Q: My seven-year-old doesn’t want to go to school. How can I help her?

By | August 12, 2019

A: Having problems with fear and anxiety is the most common psychological or emotional difficulty experienced by children and parents.

Anxiety presents differently in kids than in adults. In order to help children with their anxiety parents need to slow down, listen and try to understand what’s happening for their child. This takes a while to learn. The next task is to help children understand what they’re going through.

School refusal is usually a sign that something’s wrong rather than a problem in itself. It could be a fear of something bad happening to Mum and Dad when they’re not there; or a fear of being bullied or teased if that has happened before.

When we talk to kids we talk about ‘inside clues’, or how their body feels, so they can identify when they are feeling anxious. They might feel sick in the tummy, aches and pains, a headache or feeling jittery.

There are ‘outside clues’ as well, referring to how they behave such as avoiding places or refusing some activities. Some kids can look like they are acting out, which can be difficult for parents, but what’s really happening is the kid can’t approach this situation because they’re scared, and they don’t have the verbal capacity to understand or to say what they’re going through.

The next thing we would try to do is problem solve if there is a difficulty at school that would help explain their school refusal, such as a learning difficulty or bullying. Then we can address that concern.

We also help kids to reduce their fear by changing their thinking, because most fear comes from incorrect assessment of threat.
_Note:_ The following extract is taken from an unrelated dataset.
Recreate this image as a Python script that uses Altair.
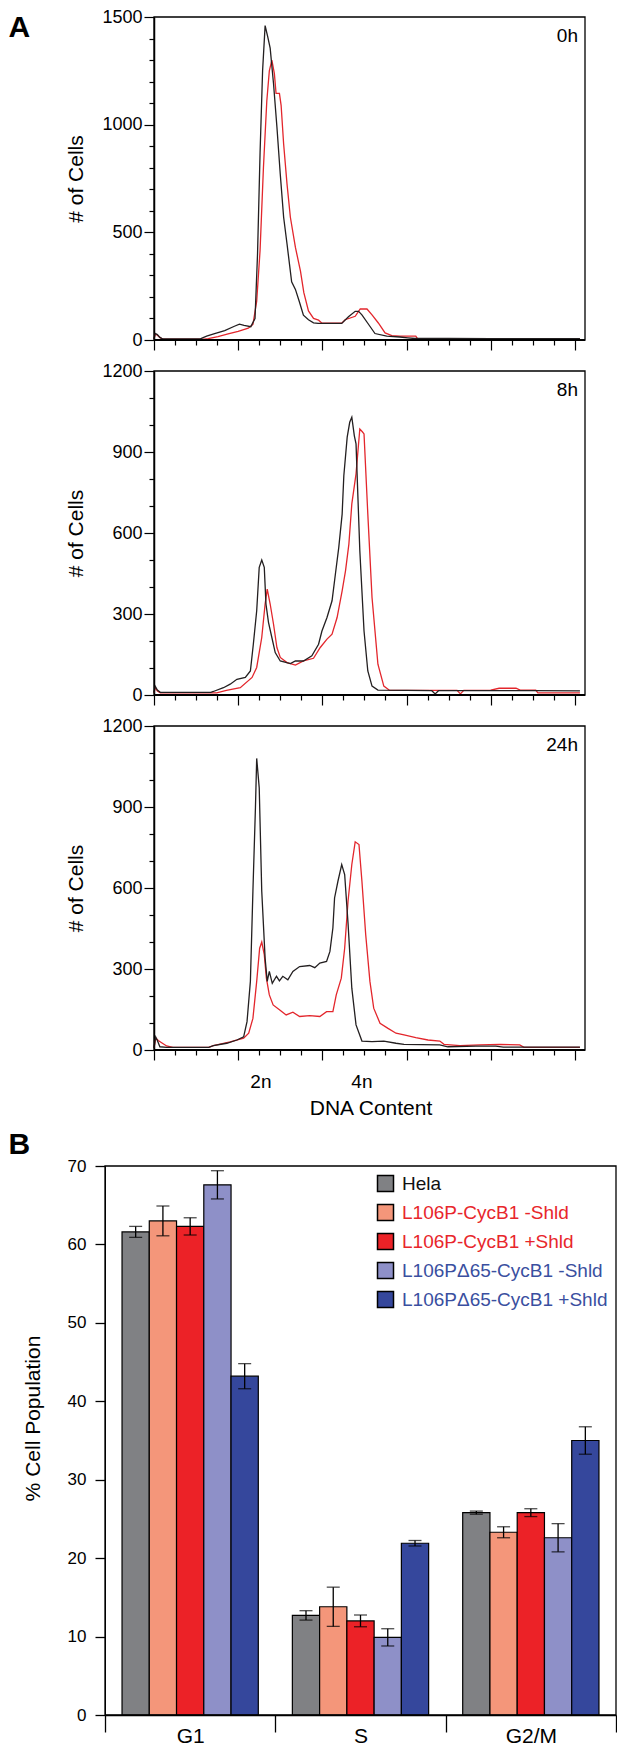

Our favourite way to do this at my practice is to do ‘detective thinking’. This is where we get the kids to ask, “what evidence do we have to say that those thoughts are true? And what evidence do we have to say they won’t be? Can we do an experiment to test them out somehow?”

Finally, relaxation activities can help children deal with the feelings they are experiencing once they have identified the anxiety.

Teaching children how to understand and regulate their emotions takes quite a long time, and shouldn’t be rushed.

Relaxation techniques for children

If someone’s scared and it’s a one-off, parents need to give them a hug, label their feelings (“it sounds like you are feeling scared because . . .”) and provide reassurance. Tell them why they are safe; don’t tell them they are being silly.

But when there’s a persisting anxiety problem a little bit of reassurance doesn’t help. Telling them they don’t need to be afraid of the dark won’t work. You need to work on long-term behavioural coaching like detective thinking, and ‘fighting fear by facing fear’.

Parents need to patiently and gently coach them in these skills because kids can’t do it on their own. To help them to calm down and reduce the physical tension in their body try the following techniques.

Make all your muscles stiff like a robot – then relax like floppy spaghetti whilst breathing out. Repeat that a few times.

Try breathing exercises like making a long “shhhh” sound like the wind blowing through the trees, or imagine smelling cookies out of the oven – breathe in slowly through your nose and a long sigh out.

These activities help them slow their breathing down and regulate their tension levels.

Good resources for child mental health include the Beyond Blue Healthy Families hub and the Macquarie University Cool Kids program (paid resource).